Les Bienveillantes ne sont sans doute pas pour rien dans ce regain de fictions ayant pour arrière-plan ou même pour thème la Seconde guerre mondiales et tous ce qu’elle a comporté d’effroyables. Ce jeune auteur dont le premier roman a été salué par le prix Goncourt des lycéens, a entrepris avec ce second ouvrage un travail très ambitieux : relater la France de l’Occupation à travers le prisme des membres d’une famille vivant dans un château posé sur une petite île anglo-normande, Malderney. L’action se déroule avant, après et pendant le conflit. Avant la désastreuse campagne de France, nous découvrons les habitants de la Seigneurie en haut de la colline qui domine toute l’île. On y trouve la famille Berkeley, avec le père, Philip dit le « Bailli », qui a deux fils, Victor et Guillaume, mais qui a fauté, ayant une fille hors du mariage, Pauline, qui est devenue citoyenne américaine. Elle est justement là pour la première fois et engendre une rivalité entre ses beaux-frères, qui ont pour elle des sentiments mêlés d’attirance et de refus. Au début du livre, qui se déroule une fois le IIIe Reich détruit, arrive un survivant des camps de la mort, Simon Bloch. Son ancien ami Victor pensait qu’il était mort. Guillaume, qui l’avait vu à l’œuvre à Paris le dépeignait comme un personnage peu scrupuleux – un corrompu corrupteur.
L’auteur revient en arrière, à l’année 1936. Nous sommes sur l’île et Lejeune Guillaume parle avec passion de Céline avec Bloch. Ce dernier veut que Victor vienne avec lui à Paris car il lui trouve un beau talent de dessinateur qu’il devrait cultiver. Par ailleurs, il lui enseigne une stratégie pour séduire Pauline qui semble lui préfère son frère. En somme, il est son Méphistophélès.
Et nous voici à Paris pendant les années sombres de l’après Montoire. Bloch l’introduit dans le monde de l’art, où il plaît. Nous naviguons entre la déclaration de guerre et un visite chez Picasso, puis nous croisons l’éditeur Denoël et l’auteur Montandon, qui a achevé un essai : « Comment reconnaître le juif ». Guillaume évolue dans ce monde trouble où il se lie avec Rebatet, rencontre Otto Abetz, est présenté à Alfred Cortot, fait la connaissance de Robert Brasillach – il ne tarde pas à être un des journalistes de Je suis partout. Il passe d’un sentiment léger d’être à l’aise dans le monde de la culture à la même légèreté dans le monde de la collaboration.
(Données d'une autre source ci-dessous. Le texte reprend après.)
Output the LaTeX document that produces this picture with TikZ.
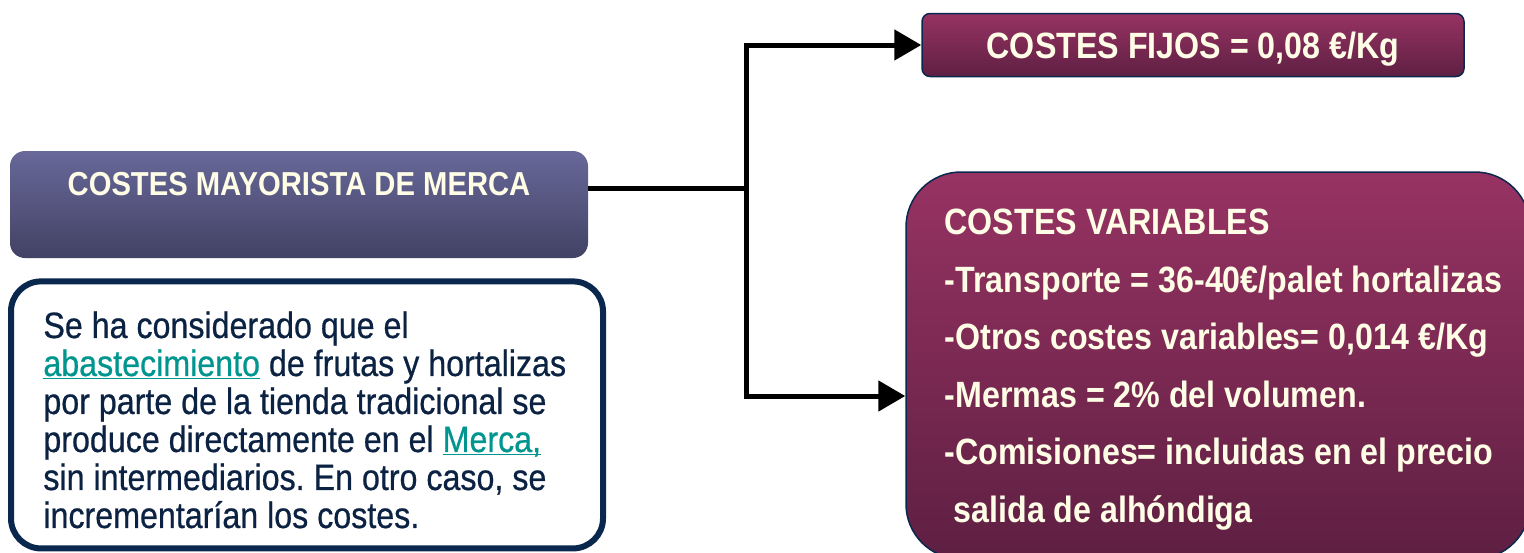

Il revoit Pauline, qui s’est mariée avec Victor qui, lui, a choisi le camp de la Résistance. Il a une liaison perverse avec elle. Alors commence sa descente en Enfer car il est associé à des trafics louches, surtout avec un mystérieux et puissant M. R., qui joue double jeu, qu’il tente de racheter par le sauvetage de familles juives. En réalité, mais il ne comprend que bien plus tard, il les conduisait tout droit à la mort ! Il est finalement arrêté et torturé, puis libéré. Il se retrouve à Sigmaringen avec les débris du gouvernement de Vichy. Il est arrêté et jugé (son défenseur est Aloïs Bloch, le cousin de son ami). Il est condamné à mort et à l’indignité nationale. Des écrivains demandent qu’on lui fasse grâce. En fait, il avait été manipulé par tout le monde et surtout par Pauline. Victor est la victime désignée de cette période où toutes les ambiguïtés coexistaient.
Tous ont tiré leur épingle du jeu, même Bloch, qui retrouve une grosse somme d‘argent cachée. Victor est un héros. Bloch qui était en possession du carnet de notes de Guillaume, a permis la reconstitution de son tragique destin sur une toile de fond funeste.
L’histoire est bien plus complexe et intriquée que cela. Elle manifeste en tout cas la hantise de jeunes auteurs qui n’ont pas connu cette guerre et qui ne sont pas les enfants de ceux qui l’ont vécu de s’y plonger. Pour y parvenir, il a fait d’abondantes recherches et rien ici n’est vraiment faux, sauf peut-être l’atmosphère, l’esprit du temps. Tous les personnages sont en fin de compte glauques, Bloc est peut-être le plus répugnant. Camp d’extermination ou pas. Ce n’est pourtant pas Maurice Sachs ! Mais on a du mal à croire à tout ce baroquisme romanesque. Il manque la vie. Le destin des hommes et des femmes se déroule sur un fond plat. C’est souvent bien écrit, bien construit, indéniablement trop long, et surtout manque d’une subtilité dans les relations entre ces êtres. Cela étant dit, Nicolas d’Esteinne d’Orves pourrait être un bon candidat pour un des prix de la rentrée.